The conference will draw on the successful strategies that helped Warren turn his fledgling Southern Baptist church of the 1980s into what is now one of the nation's largest church congregations with 20,000 members attending every Sunday.

While Warren's five purposes for people's lives (ministry, evangelism, fellowship, discipleship and worship) have become almost a mantra in churches through the sale of millions of "Purpose Driven Life" books and the attendant "40 Days of Purpose" campaigns, his "evangelism strategy" for churches is probably less well known.

The strategy "is a mix of practicality and spirituality," said Rev.
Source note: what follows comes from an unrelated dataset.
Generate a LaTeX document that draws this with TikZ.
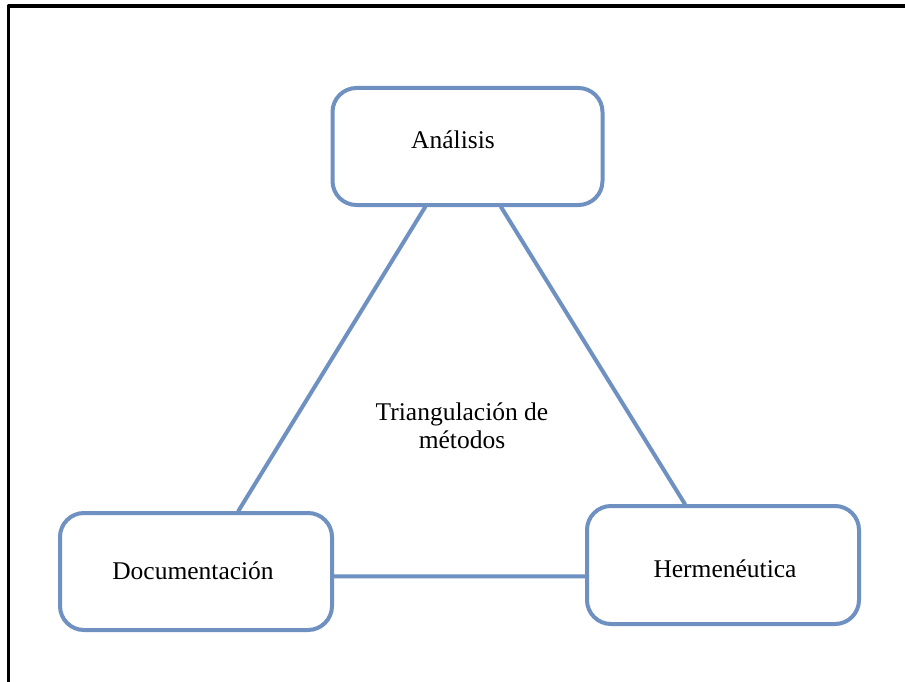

Robert Driver-Bishop, pastor at Grace Lutheran Church in Loves Park, Ill., and a consultant with Purpose Driven who will speak at the conference.

The nuts-and-bolts part of the recommendations include changes as simple as providing ample parking, adding live bands, shortening prayers, making sure a church is well lit, having a casual dress code and making sermons more practical and positive.

But the book and conference leaders will also talk about the same basic question that forms the essence of the Purpose Driven Life philosophy: Why am I here?

Through the day-to-day changes, and the self-exploration within the church, Warren and his staff believe churches will reach the "unchurched," as they like to call them, attract new members and grow.

"So often churches get caught up in, `Well, we've done it this way before,' and they have trouble thinking outside the box," said Driver-Bishop, whose growing church has been using the Purpose Driven strategies for the last three years. "I think at times we need to put ourselves in position to be open to being moved."

According to Holy Family, 140 people will be attending, most of them pastors, church staff and lay leaders from more than 40 area Catholic churches and more than 20 mainline Protestant churches.

"We can't help but learn from the experience and see how we can apply it to our own Catholic experience," said Rev. Bernie Pietrzak, pastor at St. Raymond Catholic Church in Mt. Prospect, which is sending Pietrzak and six staff and lay leaders to the conference. "We look at it as a springboard to help learn how to structure our wisdom."

Like many of those attending, Pietrzak and his staff had already been reading "Purpose Driven Church" when the conference was announced.

"One of the gifts of the evangelical churches is that they realize once they develop their own faith community, they still reach out to people to join them," Pietrzak said. "Whereas in the Catholic community, we've been expecting people to come to us."

The big question for the Catholic churches attending the conference, said Bill Leonard, dean of divinity at Wake Forest University in Winston-Salem, N.C., is "how far the church will let them go with this, especially given the new Pope (Benedict XVI) who has cast doubt about the `deficiencies' of Protestantism, and how much he'll let them use Protestant techniques."

For some of those attending, marketing or not, the conference's speakers will be talking about strategies they know have worked.

"I'm at a point where we really need to grow to maintain the ministry," said Pastor Andre Woods, who heads a struggling 25-member church, Greater Works Ministry, in Chicago's Austin neighborhood. "And Warren is a man who knows how to lead people to Christ, and with the stories he tells in the book, I think they can help us here."